Tofacitinib shows good retention rates in PsA patients

15 Jul 2024
Tofacitinib shows good retention rates in PsA patients

Tofacitinib demonstrates safety and persistence in patients with psoriatic arthritis (PsA) who are mostly refractory to biologic and oral targeted synthetic disease-modifying antirheumatic drugs, results of a study have shown.

Of the 72 patients (mean age 51.9 years, mean disease duration 10.4 years) included, 54 were women. Nearly a third (>70 percent) of these participants used tofacitinib as ≥third-line therapy.

The median tofacitinib survival was 13.0 months, with a 1-year retention rate of 52.7 percent (95 percent confidence interval [CI], 42.4‒65.6). Sex, disease duration, comorbidities, or line of treatment did not have an impact on drug survival.

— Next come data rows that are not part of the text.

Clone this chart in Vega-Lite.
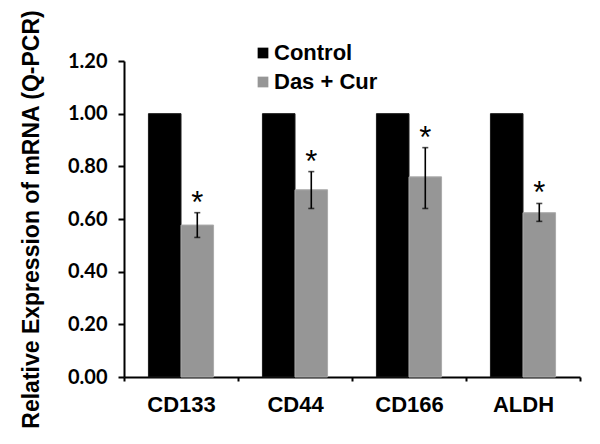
{
  "$schema": "https://vega.github.io/schema/vega-lite/v6.json",
  "autosize": {"type": "none"},
  "width": 456,
  "height": 316,
  "padding": {"left": 124, "top": 61, "right": 20, "bottom": 67},
  "background": "white",
  "data": {
    "values": [
      {"marker": "CD133", "group": "Control", "value": 1.0},
      {"marker": "CD133", "group": "Das + Cur", "value": 0.577, "lo": 0.53, "hi": 0.624},
      {"marker": "CD44", "group": "Control", "value": 1.0},
      {"marker": "CD44", "group": "Das + Cur", "value": 0.711, "lo": 0.64, "hi": 0.78},
      {"marker": "CD166", "group": "Control", "value": 1.0},
      {"marker": "CD166", "group": "Das + Cur", "value": 0.76, "lo": 0.64, "hi": 0.871},
      {"marker": "ALDH", "group": "Control", "value": 1.0},
      {"marker": "ALDH", "group": "Das + Cur", "value": 0.624, "lo": 0.591, "hi": 0.659}
    ]
  },
  "encoding": {
    "x": {
      "field": "marker",
      "type": "nominal",
      "sort": ["CD133", "CD44", "CD166", "ALDH"],
      "scale": {"paddingInner": 0, "paddingOuter": 0},
      "axis": {
        "title": null,
        "labelAngle": 0,
        "tickBand": "extent",
        "labelFont": "Liberation Sans",
        "labelFontWeight": "bold",
        "labelFontSize": 22,
        "labelColor": "black",
        "labelPadding": 13,
        "domainColor": "black",
        "domainWidth": 2,
        "tickColor": "black",
        "tickWidth": 2,
        "tickSize": 4
      }
    },
    "xOffset": {
      "field": "group",
      "type": "nominal",
      "sort": ["Control", "Das + Cur"],
      "scale": {"paddingInner": 0, "paddingOuter": 0.75}
    }
  },
  "layer": [
    {
      "mark": {"type": "bar"},
      "encoding": {
        "y": {
          "field": "value",
          "type": "quantitative",
          "scale": {"domain": [0, 1.2], "nice": false},
          "axis": {
            "title": "Relative Expression of mRNA (Q-PCR)",
            "titleFont": "Liberation Sans",
            "titleFontWeight": "bold",
            "titleFontSize": 23,
            "titleColor": "black",
            "titlePadding": 24,
            "values": [0, 0.2, 0.4, 0.6, 0.8, 1.0, 1.2],
            "format": ".2f",
            "grid": false,
            "labelFont": "Lato",
            "labelFontWeight": "bold",
            "labelFontSize": 20,
            "labelColor": "black",
            "labelPadding": 11,
            "domainColor": "black",
            "domainWidth": 2,
            "tickColor": "black",
            "tickWidth": 2,
            "tickSize": 6
          }
        },
        "stroke": {
          "field": "group",
          "type": "nominal",
          "scale": {"domain": ["Control", "Das + Cur"], "range": ["#1a1a1a", "#ababab"]},
          "legend": null
        },
        "color": {
          "field": "group",
          "type": "nominal",
          "scale": {"domain": ["Control", "Das + Cur"], "range": ["#000000", "#969696"]},
          "legend": {
            "title": null,
            "orient": "none",
            "legendX": 128,
            "legendY": -19,
            "symbolType": "square",
            "symbolSize": 115,
            "symbolStrokeWidth": 0,
            "labelFont": "Liberation Sans",
            "labelFontWeight": "bold",
            "labelFontSize": 22,
            "labelColor": "black",
            "labelOffset": 0,
            "rowPadding": 7
          }
        }
      }
    },
    {
      "transform": [{"filter": "datum.hi != null"}],
      "mark": {"type": "rule", "color": "black", "strokeWidth": 1.6},
      "encoding": {
        "y": {"field": "lo", "type": "quantitative"},
        "y2": {"field": "hi"}
      }
    },
    {
      "transform": [{"filter": "datum.hi != null"}],
      "mark": {"type": "tick", "color": "black", "thickness": 1.6, "size": 6},
      "encoding": {
        "y": {"field": "lo", "type": "quantitative"}
      }
    },
    {
      "transform": [{"filter": "datum.hi != null"}],
      "mark": {"type": "tick", "color": "black", "thickness": 1.6, "size": 6},
      "encoding": {
        "y": {"field": "hi", "type": "quantitative"}
      }
    },
    {
      "transform": [{"filter": "datum.hi != null"}],
      "mark": {"type": "text", "text": "*", "font": "Liberation Sans", "fontSize": 31, "baseline": "alphabetic", "dy": 0},
      "encoding": {
        "y": {"field": "hi", "type": "quantitative"}
      }
    }
  ],
  "config": {
    "view": {"stroke": null}
  }
}
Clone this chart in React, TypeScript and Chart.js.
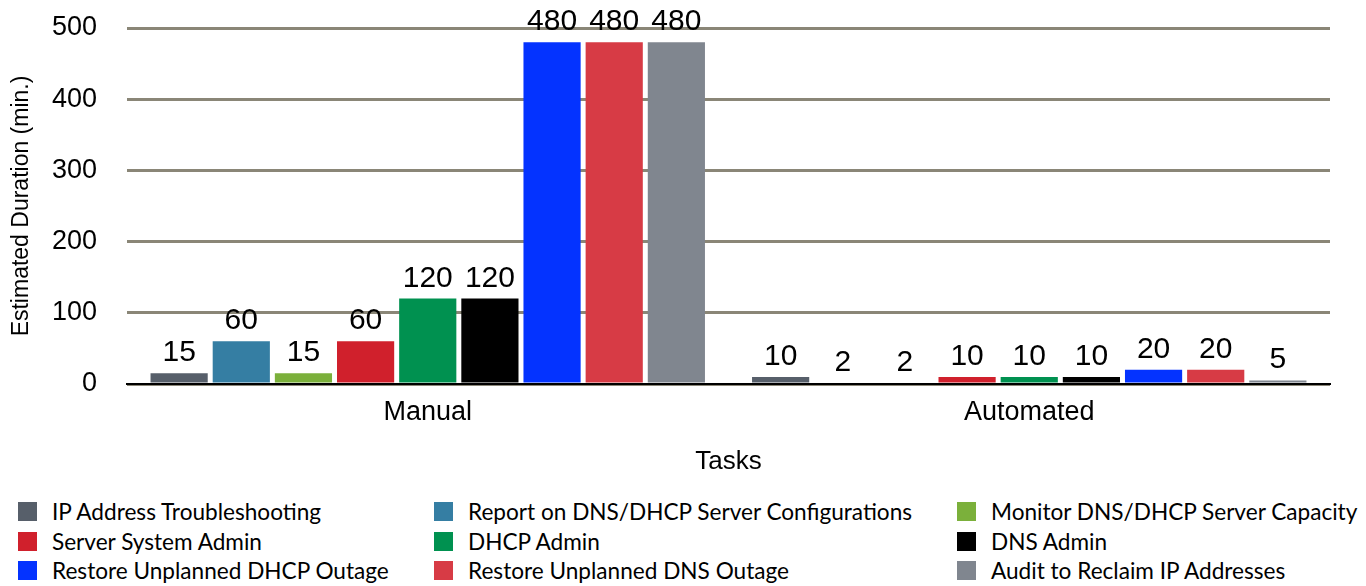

Of note, drug discontinuation was more likely to occur among younger patients (hazard ratio [HR], 0.96; p=0.01) and those with enthesitis (HR, 0.37; p=0.03).

Adverse events had an overall rate of 52.9 percent per 100 person-years (95 percent CI, 38.5‒70.6), most of which occurred during the first 6 months of exposure.

”Patients with refractory PsA and enthesitis might be a specific target population for this drug,” the investigators said.

This single-centre retrospective longitudinal observational study was conducted on PsA patients who received at least one dose of tofacitinib. The investigators assessed drug survival using Kaplan-Meier curves and analysed persistence explanatory factors via multivariate Cox regression models. HR was used to measure associations.